Money. Barack Obama's mystical pull on people is nice, but nice in modern politics comes after money. Once Barack proved conclusively that he could raise big-time cash, the Clintons' strongest tie to their machine began to unravel. Today he's got $42 million banked. She's got a few million north of nothing.

That is why Hillary will never sit in the big chair in the Oval Office. More so than even the iron law. But said law may well be enough to end the chances of Barack Obama ever sitting in that chair, either. Despite the money, he has run well left of where the majority of the country is comfortable. The protracted fight with Clinton has made him stay far to the left even as he should have been trying more for the center as people begin paying attention to the elections.

Dearth Day

Patrick Moore, one of the founders of Greenpeace who left the organization in 1986, explains why he has turned against Greenpeace. It's quite simple, really, it is the dearth of science in the hysterical warnings of the group. Many of those hysterical warnings are either baseless or completely self-serving.

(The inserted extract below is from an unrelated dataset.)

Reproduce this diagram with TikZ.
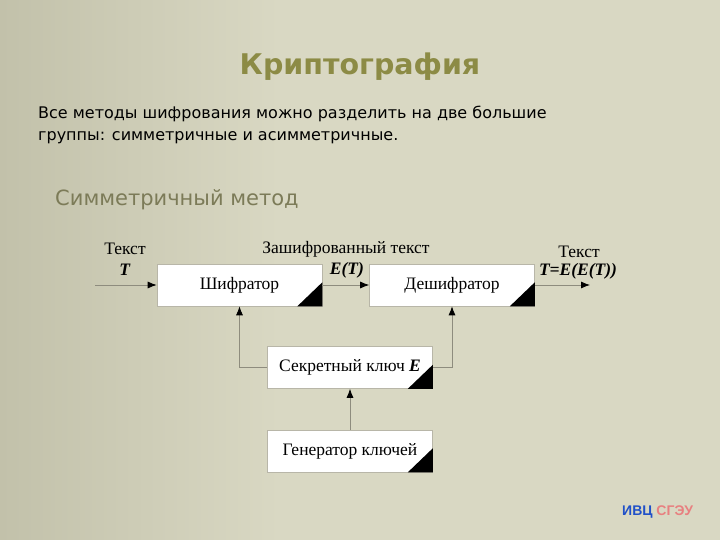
\documentclass[tikz,border=0pt]{standalone}
\usepackage{fontspec}
\setmainfont{Liberation Serif}
\newfontfamily\tahoma{DejaVu Sans}
\newfontfamily\arialf{Liberation Sans}
\usetikzlibrary{arrows.meta}
\definecolor{bgc}{HTML}{D9D8C3}
\definecolor{bgdark}{HTML}{C2C1AA}
\definecolor{titlec}{HTML}{8C8B45}
\definecolor{subc}{HTML}{7C7B58}
\definecolor{linec}{HTML}{8E8C7E}
\definecolor{boxline}{HTML}{B8B6A8}
\definecolor{ivcblue}{HTML}{2050C8}
\definecolor{sgeured}{HTML}{E88080}
\tikzset{
  blk/.style={draw=boxline, line width=0.6pt, fill=white, minimum height=42pt, minimum width=165pt, inner sep=0pt, font=\fontsize{17.5}{20}\selectfont},
  conn/.style={draw=linec, line width=0.8pt, -{Latex[length=9pt,width=7pt,black]}},
  lbl/.style={font=\fontsize{17.5}{20}\selectfont, inner sep=0pt, align=center},
}
\newcommand{\cornertri}[1]{\fill[black] (#1.south east) -- ++(0,-24) -- ++(-25,24) -- cycle;}
\begin{document}
\begin{tikzpicture}[x=1pt,y=-1pt]
\useasboundingbox (0,0) rectangle (720,540);
\fill[bgc] (0,0) rectangle (720,540);
\shade[left color=bgdark, right color=bgc] (0,0) rectangle (280,540);
% title and text
\node[font=\tahoma\bfseries\fontsize{28.5}{32}\selectfont, text=titlec, inner sep=0pt] (title) at (360,67) {Криптография};
\node[font=\tahoma\fontsize{16}{22}\selectfont, anchor=north west, align=left, inner sep=0pt] (intro) at (38,106)
  {Все методы шифрования можно разделить на две большие\\группы: симметричные и асимметричные.};
\node[font=\tahoma\fontsize{21}{24}\selectfont, text=subc, anchor=west, inner sep=0pt] (sub) at (55,200) {Симметричный метод};
% blocks
\node[blk] (enc) at (239.5,285) {Шифратор};
\node[blk] (dec) at (452,285) {Дешифратор};
\node[blk] (key) at (350,367.5) {Секретный ключ \textbf{\textit{E}}};
\node[blk] (gen) at (350,451) {Генератор ключей};
\cornertri{enc}\cornertri{dec}\cornertri{key}\cornertri{gen}
% labels
\node[lbl] (t1) at (125,249) {Текст};
\node[lbl] (t1b) at (125,270) {\textbf{\textit{T}}};
\node[lbl] (t2) at (346,249) {Зашифрованный текст};
\node[lbl] (t2b) at (347,270) {\textbf{\textit{E(T)}}};
\node[lbl] (t3) at (579,252) {Текст};
\node[lbl] (t3b) at (578,271) {\textbf{\textit{T=E(E(T))}}};
% connectors
\coordinate (in) at (95,285);
\coordinate (out) at (590,285);
\draw[conn] (in) -- (enc.west);
\draw[conn] (enc.east) -- (dec.west);
\draw[conn] (dec.east) -- (out);
\draw[conn] (key.west) -| (enc.south);
\draw[conn] (key.east) -| (dec.south);
\draw[conn] (gen.north) -- (key.south);
% footer
\node[font=\arialf\bfseries\fontsize{14}{16}\selectfont, anchor=west, inner sep=0pt] (ivc) at (622,512)
  {\textcolor{ivcblue}{ИВЦ} \textcolor{sgeured}{СГЭУ}};
\end{tikzpicture}
\end{document}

But I later learned that the environmental movement is not always guided by science. As we celebrate Earth Day today, this is a good lesson to keep in mind.

At first, many of the causes we championed, such as opposition to nuclear testing and protection of whales, stemmed from our scientific knowledge of nuclear physics and marine biology. But after six years as one of five directors of Greenpeace International, I observed that none of my fellow directors had any formal science education. They were either political activists or environmental entrepreneurs. Ultimately, a trend toward abandoning scientific objectivity in favor of political agendas forced me to leave Greenpeace in 1986.

The breaking point was a Greenpeace decision to support a world-wide ban on chlorine. Science shows that adding chlorine to drinking water was the biggest advance in the history of public health, virtually eradicating water-borne diseases such as cholera. And the majority of our pharmaceuticals are based on chlorine chemistry. Simply put, chlorine is essential for our health.

My former colleagues ignored science and supported the ban, forcing my departure. Despite science concluding no known health risks – and ample benefits – from chlorine in drinking water, Greenpeace and other environmental groups have opposed its use for more than 20 years.

The latest hobbyhorse Greenpeace is riding is trying to force a ban on the common plasticizer diisononyl phthalate (DINP), which has been tested repeatedly, used for years and is perfectly safe. Greenpeace wants it banned and untried, unstudied compounds substituted. That and the opposition to chlorine points to more than a dearth of science. It also shows a dearth of compassion for their fellow humans.

Incidentally, I have posted about Patrick Moore in the past. He has become an eloquent advocate of nuclear power - which Greenpeace also froths unscientifically about. Greenpeace has, as Moore points out, become a politically-motivated organization more interested in its agenda than in really saving the earth. Or caring about the human beings who have to live here.